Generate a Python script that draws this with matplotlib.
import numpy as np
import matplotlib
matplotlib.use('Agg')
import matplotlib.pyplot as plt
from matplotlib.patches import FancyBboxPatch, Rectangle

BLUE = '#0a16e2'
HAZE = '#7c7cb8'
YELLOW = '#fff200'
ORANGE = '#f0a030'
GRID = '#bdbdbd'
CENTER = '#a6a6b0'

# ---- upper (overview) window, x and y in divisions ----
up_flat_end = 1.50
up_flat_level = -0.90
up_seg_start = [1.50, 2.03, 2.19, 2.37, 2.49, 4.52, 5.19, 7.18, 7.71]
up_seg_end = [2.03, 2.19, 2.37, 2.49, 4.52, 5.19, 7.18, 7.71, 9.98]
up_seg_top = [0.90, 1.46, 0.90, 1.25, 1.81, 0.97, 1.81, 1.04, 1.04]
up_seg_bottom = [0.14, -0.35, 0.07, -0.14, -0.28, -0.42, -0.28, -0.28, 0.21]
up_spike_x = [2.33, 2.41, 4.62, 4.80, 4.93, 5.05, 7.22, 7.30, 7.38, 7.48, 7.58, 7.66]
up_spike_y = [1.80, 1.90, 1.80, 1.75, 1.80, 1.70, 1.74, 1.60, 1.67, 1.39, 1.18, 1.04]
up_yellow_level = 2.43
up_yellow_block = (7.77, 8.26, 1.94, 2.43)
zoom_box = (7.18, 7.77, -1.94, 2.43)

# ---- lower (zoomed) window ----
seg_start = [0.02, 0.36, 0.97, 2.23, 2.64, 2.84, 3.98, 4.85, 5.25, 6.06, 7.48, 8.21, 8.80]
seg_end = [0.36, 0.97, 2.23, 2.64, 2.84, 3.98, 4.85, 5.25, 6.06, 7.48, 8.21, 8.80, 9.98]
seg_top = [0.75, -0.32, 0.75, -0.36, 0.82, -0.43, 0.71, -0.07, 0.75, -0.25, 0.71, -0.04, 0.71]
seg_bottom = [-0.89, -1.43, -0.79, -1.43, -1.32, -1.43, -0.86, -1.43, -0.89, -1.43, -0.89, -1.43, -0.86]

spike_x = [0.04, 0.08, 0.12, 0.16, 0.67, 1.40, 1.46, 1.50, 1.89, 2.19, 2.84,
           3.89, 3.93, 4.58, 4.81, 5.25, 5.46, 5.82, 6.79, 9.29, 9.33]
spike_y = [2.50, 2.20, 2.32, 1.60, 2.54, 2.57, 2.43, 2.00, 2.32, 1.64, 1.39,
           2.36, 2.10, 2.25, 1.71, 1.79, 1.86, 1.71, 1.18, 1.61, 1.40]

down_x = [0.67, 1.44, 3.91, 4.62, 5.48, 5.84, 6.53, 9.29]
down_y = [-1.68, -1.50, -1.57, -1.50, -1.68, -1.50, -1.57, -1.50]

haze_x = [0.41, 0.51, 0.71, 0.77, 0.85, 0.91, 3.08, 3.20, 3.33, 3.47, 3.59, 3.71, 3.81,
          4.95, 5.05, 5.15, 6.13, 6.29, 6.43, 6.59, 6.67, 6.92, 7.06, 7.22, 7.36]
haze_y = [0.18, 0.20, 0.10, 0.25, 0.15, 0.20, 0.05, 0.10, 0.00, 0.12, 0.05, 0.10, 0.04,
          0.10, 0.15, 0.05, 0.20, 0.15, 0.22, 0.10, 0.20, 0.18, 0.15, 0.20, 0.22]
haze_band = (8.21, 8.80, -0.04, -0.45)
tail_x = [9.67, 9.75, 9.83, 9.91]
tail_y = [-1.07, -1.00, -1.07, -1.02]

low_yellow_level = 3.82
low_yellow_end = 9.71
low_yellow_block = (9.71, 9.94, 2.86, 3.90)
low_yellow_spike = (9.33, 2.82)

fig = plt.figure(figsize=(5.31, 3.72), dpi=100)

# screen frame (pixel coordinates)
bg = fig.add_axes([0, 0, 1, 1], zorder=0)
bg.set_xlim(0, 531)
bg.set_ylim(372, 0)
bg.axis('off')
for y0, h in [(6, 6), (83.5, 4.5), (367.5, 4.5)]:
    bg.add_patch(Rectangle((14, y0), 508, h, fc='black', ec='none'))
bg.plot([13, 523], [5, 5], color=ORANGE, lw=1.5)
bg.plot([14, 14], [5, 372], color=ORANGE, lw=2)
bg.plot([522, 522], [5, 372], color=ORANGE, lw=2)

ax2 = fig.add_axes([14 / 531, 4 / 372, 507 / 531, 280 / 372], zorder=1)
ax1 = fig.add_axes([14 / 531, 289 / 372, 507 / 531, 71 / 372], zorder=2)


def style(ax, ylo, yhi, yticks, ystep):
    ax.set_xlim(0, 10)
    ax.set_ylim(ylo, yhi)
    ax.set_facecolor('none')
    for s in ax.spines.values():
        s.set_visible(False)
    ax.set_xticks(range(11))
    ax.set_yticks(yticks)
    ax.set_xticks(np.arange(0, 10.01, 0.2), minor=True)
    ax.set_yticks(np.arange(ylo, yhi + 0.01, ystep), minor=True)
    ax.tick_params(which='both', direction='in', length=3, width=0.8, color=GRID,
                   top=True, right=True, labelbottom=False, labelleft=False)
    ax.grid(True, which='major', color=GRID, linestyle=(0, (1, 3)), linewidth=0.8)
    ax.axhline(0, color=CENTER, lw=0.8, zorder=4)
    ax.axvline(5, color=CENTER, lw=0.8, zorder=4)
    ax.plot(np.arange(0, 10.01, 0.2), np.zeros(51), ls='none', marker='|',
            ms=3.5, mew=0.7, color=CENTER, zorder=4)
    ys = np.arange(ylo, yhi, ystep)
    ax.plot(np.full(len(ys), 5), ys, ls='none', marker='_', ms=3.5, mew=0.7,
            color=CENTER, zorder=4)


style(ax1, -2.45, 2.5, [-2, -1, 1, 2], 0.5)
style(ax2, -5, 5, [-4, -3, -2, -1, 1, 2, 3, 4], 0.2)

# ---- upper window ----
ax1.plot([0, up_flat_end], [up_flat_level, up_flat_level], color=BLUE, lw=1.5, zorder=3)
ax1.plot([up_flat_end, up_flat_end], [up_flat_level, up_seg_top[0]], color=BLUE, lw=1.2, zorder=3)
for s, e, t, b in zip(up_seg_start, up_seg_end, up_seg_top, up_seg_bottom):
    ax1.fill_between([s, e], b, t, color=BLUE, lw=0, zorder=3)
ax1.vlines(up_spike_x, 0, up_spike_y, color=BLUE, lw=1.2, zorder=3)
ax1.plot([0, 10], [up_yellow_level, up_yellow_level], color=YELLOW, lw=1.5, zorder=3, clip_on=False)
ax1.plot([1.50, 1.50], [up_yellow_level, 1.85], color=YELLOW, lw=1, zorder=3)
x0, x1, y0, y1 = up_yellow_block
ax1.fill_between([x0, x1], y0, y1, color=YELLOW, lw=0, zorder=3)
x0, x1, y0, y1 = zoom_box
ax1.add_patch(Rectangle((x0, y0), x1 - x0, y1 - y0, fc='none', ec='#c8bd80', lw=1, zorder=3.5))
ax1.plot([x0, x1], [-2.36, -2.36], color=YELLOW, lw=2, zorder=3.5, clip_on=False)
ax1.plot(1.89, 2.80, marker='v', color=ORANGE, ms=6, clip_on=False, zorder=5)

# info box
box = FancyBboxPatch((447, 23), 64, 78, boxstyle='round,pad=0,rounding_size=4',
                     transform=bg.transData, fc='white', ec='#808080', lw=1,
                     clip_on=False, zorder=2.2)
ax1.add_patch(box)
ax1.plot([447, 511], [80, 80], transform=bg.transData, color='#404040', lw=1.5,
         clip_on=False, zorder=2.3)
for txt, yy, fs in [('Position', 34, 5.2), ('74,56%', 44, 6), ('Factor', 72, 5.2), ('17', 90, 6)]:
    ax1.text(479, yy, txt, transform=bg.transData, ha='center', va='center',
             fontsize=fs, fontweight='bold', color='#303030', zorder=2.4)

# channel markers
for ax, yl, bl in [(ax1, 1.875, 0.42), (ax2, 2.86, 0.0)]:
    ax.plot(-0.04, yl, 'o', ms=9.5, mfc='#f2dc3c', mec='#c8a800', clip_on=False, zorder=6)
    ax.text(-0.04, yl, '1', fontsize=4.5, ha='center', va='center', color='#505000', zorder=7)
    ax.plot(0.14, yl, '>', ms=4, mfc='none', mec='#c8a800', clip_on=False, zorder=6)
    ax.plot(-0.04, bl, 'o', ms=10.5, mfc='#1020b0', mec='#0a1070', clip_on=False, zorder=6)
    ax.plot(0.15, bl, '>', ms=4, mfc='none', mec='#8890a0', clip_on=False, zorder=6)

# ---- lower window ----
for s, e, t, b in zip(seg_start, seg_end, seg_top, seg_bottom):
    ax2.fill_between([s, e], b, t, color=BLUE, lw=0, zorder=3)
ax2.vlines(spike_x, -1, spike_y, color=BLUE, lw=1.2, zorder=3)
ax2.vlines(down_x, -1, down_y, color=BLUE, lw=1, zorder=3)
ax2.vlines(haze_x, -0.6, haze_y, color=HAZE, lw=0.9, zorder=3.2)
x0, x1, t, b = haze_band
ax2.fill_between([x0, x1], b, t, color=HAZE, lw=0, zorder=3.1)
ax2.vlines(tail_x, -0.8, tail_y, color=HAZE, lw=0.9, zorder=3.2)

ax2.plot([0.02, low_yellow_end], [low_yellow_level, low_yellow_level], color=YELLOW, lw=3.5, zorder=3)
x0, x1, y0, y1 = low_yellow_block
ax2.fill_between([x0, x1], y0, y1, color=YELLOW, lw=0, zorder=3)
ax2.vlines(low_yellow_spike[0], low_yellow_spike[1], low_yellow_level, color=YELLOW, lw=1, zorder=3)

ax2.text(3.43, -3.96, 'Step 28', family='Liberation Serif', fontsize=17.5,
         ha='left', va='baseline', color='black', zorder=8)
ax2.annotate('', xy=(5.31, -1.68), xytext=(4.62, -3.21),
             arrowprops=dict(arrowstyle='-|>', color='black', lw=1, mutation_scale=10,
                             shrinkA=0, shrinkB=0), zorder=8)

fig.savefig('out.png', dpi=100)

════════════════

__Given exercise__
Without changing anything, quote the lines from the top of the data to the line that contains "zoom_box = (7.18, 7.77, -1.94, 2.43)", including that line.

__Exercise output__
Generate a Python script that draws this with matplotlib.
import numpy as np
import matplotlib
matplotlib.use('Agg')
import matplotlib.pyplot as plt
from matplotlib.patches import FancyBboxPatch, Rectangle

BLUE = '#0a16e2'
HAZE = '#7c7cb8'
YELLOW = '#fff200'
ORANGE = '#f0a030'
GRID = '#bdbdbd'
CENTER = '#a6a6b0'

# ---- upper (overview) window, x and y in divisions ----
up_flat_end = 1.50
up_flat_level = -0.90
up_seg_start = [1.50, 2.03, 2.19, 2.37, 2.49, 4.52, 5.19, 7.18, 7.71]
up_seg_end = [2.03, 2.19, 2.37, 2.49, 4.52, 5.19, 7.18, 7.71, 9.98]
up_seg_top = [0.90, 1.46, 0.90, 1.25, 1.81, 0.97, 1.81, 1.04, 1.04]
up_seg_bottom = [0.14, -0.35, 0.07, -0.14, -0.28, -0.42, -0.28, -0.28, 0.21]
up_spike_x = [2.33, 2.41, 4.62, 4.80, 4.93, 5.05, 7.22, 7.30, 7.38, 7.48, 7.58, 7.66]
up_spike_y = [1.80, 1.90, 1.80, 1.75, 1.80, 1.70, 1.74, 1.60, 1.67, 1.39, 1.18, 1.04]
up_yellow_level = 2.43
up_yellow_block = (7.77, 8.26, 1.94, 2.43)
zoom_box = (7.18, 7.77, -1.94, 2.43)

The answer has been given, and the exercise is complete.